*Code that draws figures*
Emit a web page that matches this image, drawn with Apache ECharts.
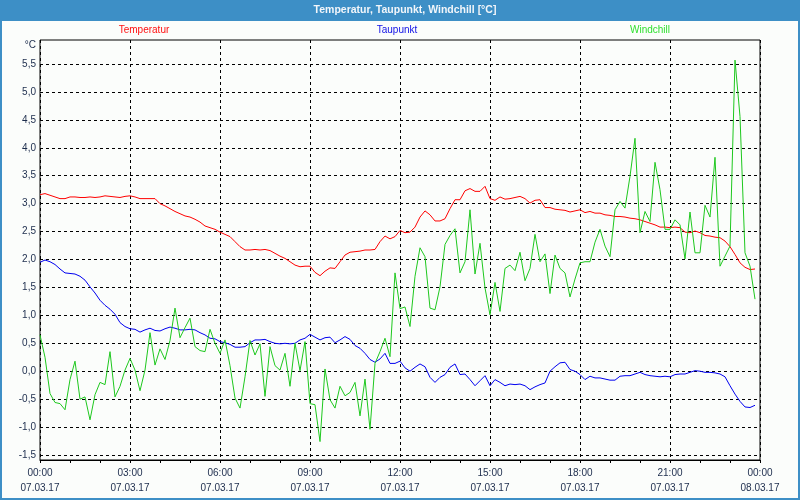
<!DOCTYPE html>
<html>
<head>
<meta charset="utf-8">
<script src="https://cdn.jsdelivr.net/npm/echarts@6/dist/echarts.min.js"></script>
<style>
html,body{margin:0;padding:0;background:#fbfdfb;}
#chart{width:800px;height:500px;}
</style>
</head>
<body>
<div id="chart"></div>
<script>
// ---- data (10-minute samples, 07.03.17 00:00 .. 23:50) ----
const STEP_HOURS = 1 / 6;
const tickTimes = ['00:00','03:00','06:00','09:00','12:00','15:00','18:00','21:00','00:00'];
const tickDates = ['07.03.17','07.03.17','07.03.17','07.03.17','07.03.17','07.03.17','07.03.17','07.03.17','08.03.17'];
const seriesNames = ['Temperatur','Taupunkt','Windchill'];

const temperatur = [
  3.16,3.18,3.15,3.12,3.09,3.09,3.12,3.12,3.11,3.11,
  3.12,3.11,3.12,3.14,3.13,3.12,3.11,3.13,3.14,3.12,
  3.09,3.09,3.09,3.09,3.00,2.96,2.91,2.86,2.82,2.78,
  2.76,2.72,2.67,2.60,2.57,2.54,2.49,2.45,2.41,
  2.32,2.23,2.17,2.17,2.18,2.17,2.18,2.16,2.11,2.06,
  2.02,1.96,1.90,1.87,1.88,1.88,1.77,1.71,1.79,1.85,
  1.84,1.96,2.08,2.13,2.14,2.15,2.17,2.17,2.18,2.32,
  2.42,2.37,2.41,2.52,2.48,2.49,2.58,2.76,
  2.87,2.80,2.69,2.69,2.73,2.91,3.07,3.07,3.23,3.27,
  3.22,3.22,3.31,3.09,3.06,3.12,3.08,3.09,3.11,3.13,
  3.09,3.01,3.06,3.07,2.93,2.93,2.90,2.89,2.88,2.85,
  2.87,2.89,2.84,2.86,2.83,2.83,2.80,2.79,
  2.77,2.77,2.76,2.74,2.73,2.71,2.68,2.65,2.62,2.58,
  2.58,2.57,2.58,2.57,2.49,2.48,2.51,2.48,2.43,2.42,
  2.40,2.39,2.33,2.23,2.09,1.94,1.86,1.82,1.83
];
const taupunkt = [
  1.95,1.99,1.96,1.91,1.83,1.76,1.75,1.74,1.70,1.63,
  1.51,1.40,1.27,1.18,1.11,1.02,0.87,0.80,0.76,0.75,
  0.70,0.74,0.77,0.73,0.72,0.76,0.79,0.77,0.74,0.74,
  0.75,0.74,0.69,0.65,0.59,0.58,0.53,0.51,0.48,
  0.43,0.43,0.44,0.51,0.56,0.56,0.57,0.53,0.50,0.49,
  0.50,0.49,0.50,0.56,0.59,0.66,0.61,0.56,0.60,0.61,
  0.51,0.56,0.62,0.57,0.46,0.41,0.32,0.21,0.16,0.22,
  0.32,0.14,0.14,0.18,0.06,0.00,0.07,0.13,
  0.08,-0.11,-0.20,-0.11,-0.06,0.07,0.13,-0.06,-0.05,-0.15,
  -0.26,-0.17,-0.08,-0.26,-0.15,-0.20,-0.26,-0.23,-0.24,-0.23,
  -0.26,-0.33,-0.28,-0.24,-0.21,0.00,0.08,0.15,0.16,0.03,
  0.00,-0.06,-0.15,-0.09,-0.12,-0.12,-0.14,-0.16,
  -0.16,-0.09,-0.08,-0.08,-0.05,-0.02,-0.06,-0.08,-0.09,-0.10,
  -0.09,-0.10,-0.06,-0.05,-0.05,-0.02,0.01,0.00,-0.02,-0.02,
  -0.03,-0.05,-0.10,-0.26,-0.41,-0.54,-0.64,-0.65,-0.61
];
const windchill = [
  0.65,0.25,-0.40,-0.56,-0.58,-0.69,-0.15,0.18,-0.50,-0.46,
  -0.87,-0.42,-0.20,-0.24,0.35,-0.46,-0.27,0.02,0.23,0.02,
  -0.35,0.02,0.69,0.11,0.40,0.21,0.55,1.13,0.60,0.78,
  0.95,0.44,0.37,0.35,0.75,0.50,0.32,0.56,0.10,
  -0.48,-0.66,-0.10,0.55,0.29,0.49,-0.45,0.44,0.10,0.02,
  0.32,-0.27,0.50,0.01,0.53,-0.58,-0.60,-1.26,0.04,-0.51,
  -0.66,-0.27,-0.44,-0.38,-0.20,-0.80,-0.14,-1.04,0.14,0.35,
  0.59,0.26,1.76,1.12,1.15,0.80,1.70,2.21,
  2.05,1.13,1.10,1.51,2.27,2.43,2.55,1.76,1.96,2.89,
  1.74,2.29,1.49,1.01,1.59,1.07,1.84,1.90,1.80,2.13,
  1.62,1.84,2.45,1.96,2.10,1.39,2.08,1.84,1.76,1.33,
  1.65,1.94,1.96,1.96,2.31,2.54,2.24,2.05,
  2.89,3.04,2.92,3.49,4.17,2.48,2.86,2.68,3.74,3.25,
  2.54,2.54,2.71,2.62,2.01,2.85,2.12,2.12,2.97,2.76,
  3.83,1.88,2.06,2.24,5.57,4.56,2.12,1.88,1.29
];

// ---- layout ----
const FONT = 'Liberation Sans, Arial, sans-serif';
const LABEL_COLOR = '#1c2c4c';
const pxPerUnit = 391 / 7;            // -1.5 .. 5.5 spans 391 px
const yMax = 5.5 + 24 / pxPerUnit;    // frame top 24 px above 5.5
const yMin = -1.5 - 5 / pxPerUnit;    // frame bottom 5 px below -1.5

const toPairs = arr => arr.map((v, i) => [i * STEP_HOURS, v]);

const chart = echarts.init(document.getElementById('chart'), null, {renderer: 'canvas'});
chart.setOption({
  animation: false,
  backgroundColor: '#fbfdfb',
  graphic: [
    {type: 'rect', shape: {x: 0, y: 0, width: 800, height: 21}, style: {fill: '#3d8fc6'}, silent: true},
    {type: 'rect', shape: {x: 1, y: 1, width: 798, height: 498}, style: {fill: null, stroke: '#3d8fc6', lineWidth: 2}, silent: true},
    {type: 'text', x: 405, y: 10, style: {text: 'Temperatur, Taupunkt, Windchill [°C]', fill: '#f2f6fa', font: 'bold 10.5px ' + FONT, textAlign: 'center', textVerticalAlign: 'middle'}},
    {type: 'text', x: 144, y: 30.5, style: {text: seriesNames[0], fill: '#ff1010', font: '10px ' + FONT, textAlign: 'center', textVerticalAlign: 'middle'}},
    {type: 'text', x: 397, y: 30.5, style: {text: seriesNames[1], fill: '#1010e6', font: '10px ' + FONT, textAlign: 'center', textVerticalAlign: 'middle'}},
    {type: 'text', x: 650, y: 30.5, style: {text: seriesNames[2], fill: '#30e030', font: '10px ' + FONT, textAlign: 'center', textVerticalAlign: 'middle'}},
    {type: 'text', x: 36, y: 45, style: {text: '°C', fill: LABEL_COLOR, font: '10px ' + FONT, textAlign: 'right', textVerticalAlign: 'middle'}}
  ],
  grid: [
    {left: 40, right: 40, top: 40, bottom: 40, show: true, borderColor: '#000', borderWidth: 1, backgroundColor: 'transparent'},
    {left: 40, right: 40, top: 64, bottom: 45}
  ],
  xAxis: [
    {
      gridIndex: 0, type: 'value', min: 0, max: 24, interval: 3,
      axisLine: {show: true, onZero: false, lineStyle: {color: '#000', width: 1}},
      axisTick: {show: true, length: 3, lineStyle: {color: '#000'}},
      minorTick: {show: true, splitNumber: 3, length: 3, lineStyle: {color: '#000'}},
      splitLine: {show: true, lineStyle: {color: '#000', type: [3, 3], width: 1}},
      axisLabel: {
        margin: 6, color: LABEL_COLOR, fontFamily: FONT, fontSize: 10, lineHeight: 15,
        formatter: v => { const i = Math.round(v / 3); return tickTimes[i] + '\n' + tickDates[i]; }
      }
    },
    {gridIndex: 1, type: 'value', min: 0, max: 24, show: false, axisLine: {onZero: false}}
  ],
  yAxis: [
    {gridIndex: 0, type: 'value', min: yMin, max: yMax, show: false, axisLine: {onZero: false}},
    {
      gridIndex: 1, type: 'value', min: -1.5, max: 5.5, interval: 0.5,
      axisLine: {show: false, onZero: false}, axisTick: {show: false},
      splitLine: {show: true, lineStyle: {color: '#000', type: [3, 3], width: 1}},
      axisLabel: {margin: 4, color: LABEL_COLOR, fontFamily: FONT, fontSize: 10,
        formatter: v => v.toFixed(1).replace('.', ',')}
    }
  ],
  series: [
    {name: seriesNames[0], type: 'line', xAxisIndex: 0, yAxisIndex: 0, data: toPairs(temperatur), showSymbol: false, lineStyle: {color: '#ff0000', width: 1}, itemStyle: {color: '#ff0000'}},
    {name: seriesNames[1], type: 'line', xAxisIndex: 0, yAxisIndex: 0, data: toPairs(taupunkt), showSymbol: false, lineStyle: {color: '#0000f0', width: 1}, itemStyle: {color: '#0000f0'}},
    {name: seriesNames[2], type: 'line', xAxisIndex: 0, yAxisIndex: 0, data: toPairs(windchill), showSymbol: false, lineStyle: {color: '#1ec81e', width: 1}, itemStyle: {color: '#1ec81e'}}
  ]
});
</script>
</body>
</html>
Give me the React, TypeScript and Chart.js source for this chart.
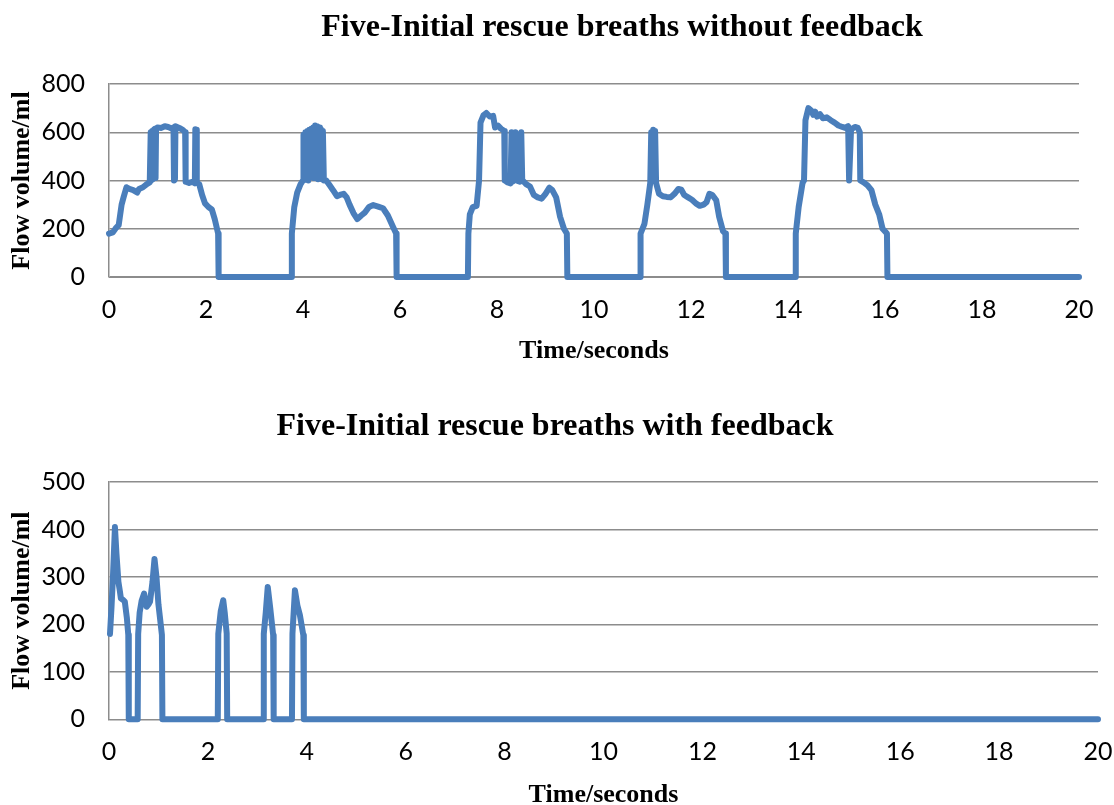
import React, { useEffect, useRef } from "react";
import { Chart, registerables } from "chart.js";

Chart.register(...registerables);

// ---- Data (time in seconds, flow volume in ml) ----
const topTitle = "Five-Initial rescue breaths without feedback";
const bottomTitle = "Five-Initial rescue breaths with feedback";
const xAxisTitle = "Time/seconds";
const yAxisTitle = "Flow volume/ml";

const topTimes = [
  0.0, 0.08, 0.15, 0.2, 0.26, 0.3, 0.36, 0.42, 0.5, 0.58, 0.62, 0.7, 0.78, 0.84, 0.86, 0.87, 0.89, 0.9, 0.92, 0.95,
  0.96, 0.97, 1.0, 1.08, 1.15, 1.22, 1.3, 1.33, 1.34, 1.36, 1.37, 1.45, 1.52, 1.57, 1.58, 1.65, 1.72, 1.77, 1.78, 1.8,
  1.81, 1.86, 1.92, 1.98, 2.05, 2.12, 2.18, 2.25, 2.26,
  3.76, 3.77, 3.82, 3.88, 3.95, 4.0, 4.01, 4.03, 4.05, 4.07, 4.09, 4.11, 4.13, 4.15, 4.17, 4.19, 4.21, 4.23, 4.25,
  4.27, 4.29, 4.31, 4.33, 4.35, 4.37, 4.39, 4.41, 4.43, 4.48, 4.55, 4.62, 4.7, 4.76, 4.84, 4.9, 4.96, 5.04, 5.12,
  5.2, 5.28, 5.36, 5.45, 5.55, 5.65, 5.75, 5.85, 5.92, 5.93,
  7.4, 7.41, 7.44, 7.5, 7.58, 7.63, 7.66, 7.72, 7.78, 7.85, 7.92, 7.96, 8.02, 8.08, 8.15, 8.16, 8.22, 8.28, 8.3,
  8.32, 8.35, 8.38, 8.4, 8.47, 8.5, 8.52, 8.6, 8.68, 8.76, 8.84, 8.92, 9.0, 9.08, 9.14, 9.22, 9.3, 9.38, 9.44, 9.45,
  10.95, 10.96, 11.04, 11.1, 11.16, 11.18, 11.2, 11.22, 11.24, 11.26, 11.28, 11.34, 11.42, 11.5, 11.58, 11.66, 11.74,
  11.8, 11.86, 11.94, 12.02, 12.1, 12.18, 12.26, 12.32, 12.38, 12.44, 12.52, 12.58, 12.66, 12.71, 12.72,
  14.15, 14.16, 14.22, 14.3, 14.33, 14.36, 14.42, 14.48, 14.52, 14.56, 14.6, 14.66, 14.72, 14.8, 14.88, 14.96,
  15.04, 15.12, 15.18, 15.24, 15.26, 15.3, 15.38, 15.44, 15.48, 15.49, 15.56, 15.64, 15.72, 15.8, 15.88, 15.95,
  16.04, 16.05, 20.0,
];
const topFlow = [
  180, 185, 205, 215, 300, 330, 372, 365, 360, 350, 365, 372, 385, 392, 600, 400, 605, 405, 610, 615,
  410, 612, 620, 618, 625, 622, 615, 620, 400, 405, 625, 618, 610, 600, 395, 390, 395, 388, 612, 610,
  390, 385, 340, 305, 290, 280, 240, 180, 0,
  0, 180, 290, 350, 385, 400, 590, 405, 600, 410, 605, 400, 610, 415, 615, 420, 620, 410, 628,
  415, 625, 405, 620, 410, 612, 405, 605, 400, 400, 380, 360, 335, 340, 345, 330, 300, 265, 240,
  255, 268, 290, 298, 292, 285, 255, 210, 180, 0,
  0, 180, 260, 290, 295, 400, 640, 670, 680, 665, 668, 620, 628, 615, 605, 400, 392, 388, 600,
  395, 400, 600, 400, 395, 600, 402, 385, 375, 340, 330, 325, 345, 370, 360, 330, 250, 200, 180, 0,
  0, 180, 220, 300, 390, 600, 420, 610, 430, 605, 390, 345, 335, 332, 330, 345, 365,
  362, 340, 330, 320, 305, 295, 300, 310, 345, 340, 318, 250, 190, 180, 0,
  0, 180, 290, 390, 400, 650, 700, 690, 672, 685, 665, 675, 658, 662, 650, 640,
  628, 622, 618, 625, 400, 612, 622, 618, 600, 400, 392, 380, 360, 300, 260, 200,
  180, 0, 0,
];

const bottomTimes = [
  0.02, 0.05, 0.08, 0.12, 0.15, 0.19, 0.22, 0.24, 0.28, 0.32, 0.36, 0.39, 0.4,
  0.58, 0.59, 0.62, 0.66, 0.71, 0.76, 0.8, 0.83, 0.88, 0.92, 0.96, 1.0, 1.07, 1.08,
  2.2, 2.21, 2.26, 2.31, 2.34, 2.38, 2.39,
  3.12, 3.13, 3.17, 3.21, 3.26, 3.32, 3.33,
  3.7, 3.71, 3.76, 3.81, 3.86, 3.93, 3.94,
  20.0,
];
const bottomFlow = [
  180, 235, 300, 405, 350, 290, 270, 255, 252, 248, 215, 178, 0,
  0, 180, 225, 250, 265, 237, 242, 248, 290, 338, 300, 242, 178, 0,
  0, 180, 228, 251, 225, 181, 0,
  0, 180, 225, 279, 235, 177, 0,
  0, 180, 272, 240, 220, 177, 0,
  0,
];

const xTickStep = 2;
const topYMax = 800;
const topYStep = 200;
const bottomYMax = 500;
const bottomYStep = 100;

const LINE_COLOR = "#4a7ebb";
const GRID_COLOR = "#8c8c8c";
const SERIF = '"Liberation Serif", "Times New Roman", serif';
const SANS = 'Lato, "Open Sans", sans-serif';

type Geo = {
  top: number;
  height: number;
  areaTop: number;
  titleX: number;
  titleY: number;
  xScaleHeight: number;
  xTickPad: number;
  xTitlePadBottom: number;
  rightPad: number;
};

function FlowChart(props: {
  times: number[];
  flows: number[];
  title: string;
  yMax: number;
  yStep: number;
  geo: Geo;
}) {
  const ref = useRef<HTMLCanvasElement | null>(null);
  const { times, flows, title, yMax, yStep, geo } = props;

  useEffect(() => {
    if (!ref.current) return;
    const points = times.map((t, i) => ({ x: t, y: flows[i] }));
    const titlePlugin = {
      id: "placedTitle",
      afterDraw(chart: any) {
        const ctx = chart.ctx;
        ctx.save();
        ctx.font = `bold 32px ${SERIF}`;
        ctx.fillStyle = "#000";
        ctx.textAlign = "center";
        ctx.textBaseline = "middle";
        ctx.fillText(title, geo.titleX, geo.titleY);
        ctx.restore();
      },
    };
    const chart = new Chart(ref.current, {
      type: "line",
      data: {
        datasets: [
          {
            data: points,
            borderColor: LINE_COLOR,
            backgroundColor: LINE_COLOR,
            borderWidth: 6,
            pointRadius: 0,
            tension: 0,
            borderJoinStyle: "round",
            borderCapStyle: "round",
            clip: false,
          } as any,
        ],
      },
      plugins: [titlePlugin],
      options: {
        responsive: false,
        animation: false,
        layout: { padding: { left: 0, right: geo.rightPad, top: geo.areaTop, bottom: 0 } },
        plugins: {
          legend: { display: false },
          tooltip: { enabled: false },
          title: { display: false },
        },
        scales: {
          x: {
            type: "linear",
            min: 0,
            max: 20,
            afterFit: (s: any) => {
              s.height = geo.xScaleHeight;
              s.paddingLeft = 0;
              s.paddingRight = 0;
            },
            ticks: {
              stepSize: xTickStep,
              color: "#000",
              font: { family: SANS, size: 25 },
              padding: geo.xTickPad,
              maxRotation: 0,
            },
            grid: { display: false, drawTicks: false },
            border: { display: true, color: GRID_COLOR, width: 1 },
            title: {
              display: true,
              text: xAxisTitle,
              color: "#000",
              font: { family: SERIF, size: 26, weight: "bold" },
              padding: { top: 0, bottom: geo.xTitlePadBottom },
            },
          },
          y: {
            type: "linear",
            min: 0,
            max: yMax,
            afterFit: (s: any) => {
              s.width = 109;
            },
            ticks: {
              stepSize: yStep,
              color: "#000",
              font: { family: SANS, size: 25 },
              padding: 24,
            },
            grid: { color: GRID_COLOR, lineWidth: 1.5, drawTicks: false },
            border: { display: true, color: GRID_COLOR, width: 1.5 },
            title: {
              display: true,
              text: yAxisTitle,
              color: "#000",
              font: { family: SERIF, size: 26, weight: "bold" },
              padding: { top: 6.4, bottom: 0 },
            },
          },
        },
      },
    } as any);
    return () => chart.destroy();
  }, [times, flows, title, yMax, yStep, geo]);

  return (
    <canvas
      ref={ref}
      width={1114}
      height={geo.height}
      style={{ position: "absolute", left: 0, top: geo.top, display: "block" }}
    />
  );
}

const topGeo: Geo = {
  top: 0,
  height: 385,
  areaTop: 84,
  titleX: 622,
  titleY: 28,
  xScaleHeight: 108,
  xTickPad: 18,
  xTitlePadBottom: 18.4,
  rightPad: 35,
};

const bottomGeo: Geo = {
  top: 385,
  height: 440,
  areaTop: 97,
  titleX: 555,
  titleY: 42,
  xScaleHeight: 105.7,
  xTickPad: 17.7,
  xTitlePadBottom: 14.4,
  rightPad: 16,
};

export default function App() {
  return (
    <div
      style={{
        position: "fixed",
        left: 0,
        top: 0,
        width: 1114,
        height: 805,
        overflow: "hidden",
        background: "#fff",
      }}
    >
      <FlowChart times={topTimes} flows={topFlow} title={topTitle} yMax={topYMax} yStep={topYStep} geo={topGeo} />
      <FlowChart
        times={bottomTimes}
        flows={bottomFlow}
        title={bottomTitle}
        yMax={bottomYMax}
        yStep={bottomYStep}
        geo={bottomGeo}
      />
    </div>
  );
}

*Problem to solve*
Repeat the lines exactly as they stand, from the opening line of the data through the line with "const seriesNames = ['Temperatur','Taupunkt','Windchill'];". Pictures stay out of the copy.

*Task result*
Emit a web page that matches this image, drawn with Apache ECharts.
<!DOCTYPE html>
<html>
<head>
<meta charset="utf-8">
<script src="https://cdn.jsdelivr.net/npm/echarts@6/dist/echarts.min.js"></script>
<style>
html,body{margin:0;padding:0;background:#fbfdfb;}
#chart{width:800px;height:500px;}
</style>
</head>
<body>
<div id="chart"></div>
<script>
// ---- data (10-minute samples, 07.03.17 00:00 .. 23:50) ----
const STEP_HOURS = 1 / 6;
const tickTimes = ['00:00','03:00','06:00','09:00','12:00','15:00','18:00','21:00','00:00'];
const tickDates = ['07.03.17','07.03.17','07.03.17','07.03.17','07.03.17','07.03.17','07.03.17','07.03.17','08.03.17'];
const seriesNames = ['Temperatur','Taupunkt','Windchill'];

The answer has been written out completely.